Como símbolo do poder eclesiástico, lá está a velha Sé fortificada (Castelo?), construída no século XII (nunca entendi o porquê daquela fortaleza medieval: de quem se defendia o Bispo? Não era de Leão porque, à data da sua construção, Portugal já era independente e o Porto não se situava numa linha de fronteira; dos Mouros, também não, porque a fronteira-sul já se afastara definitivamente para Além-Mondego e já chegava ao Tejo. Penso que os Bispos defendiam-se do povo do seu Couto, especialmente dos Burgueses, e do Rei com quem estiveram em litígio durante toda a Primeira Dinastia. Como símbolo da afirmação do poder civil face ao poder eclesiástico, os vizinhos/burgueses do Porto, no século XV, ergueram uma casa-torre, com 22 metros de altura, onde se reuniu a Câmara do Porto até 1539. Esta casa, entretanto, caiu em total ruína: restavam apenas os alicerces.

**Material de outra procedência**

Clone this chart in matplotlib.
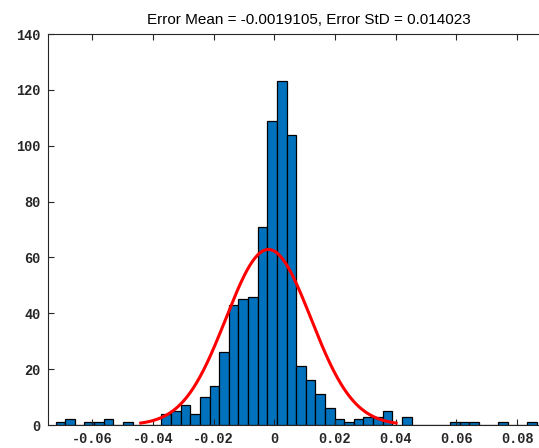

Decidida a sua reconstrução pela edilidade, foi o Arquitecto Távora o escolhido para a projectar. E a torre ergueu-se por entre muitos protestos que chegaram a acusá-lo como se fosse um laico que queria afrontar o Bispo. E porquê? Porque a torre, vinda lá do fundo da rua de S. Sebastião, levanta-se bem próxima do flanco-poente da Sé, quebrando o seu isolamento e afrontando a sua imponência. Três faces do prisma são quase completamente fechadas, com especial incidência para a que está virada para a Sé. Já a face voltada para o Porto-Burguês que desce até ao rio, está completamente aberta. Deste modo, o Arquitecto quis fornecer uma vista única sobre o Porto e, simultaneamente, realçar o poder burguês no seu confronto com o poder episcopal. É uma lição de história aquela casa e uma homenagem ao labor das gentes do Porto. Mais uma vez, é o homem do povo e com o povo que está subjacente ao arquitecto: o cristão que afirma a sua cidadania. As minhas homenagens, Arquitecto Távora.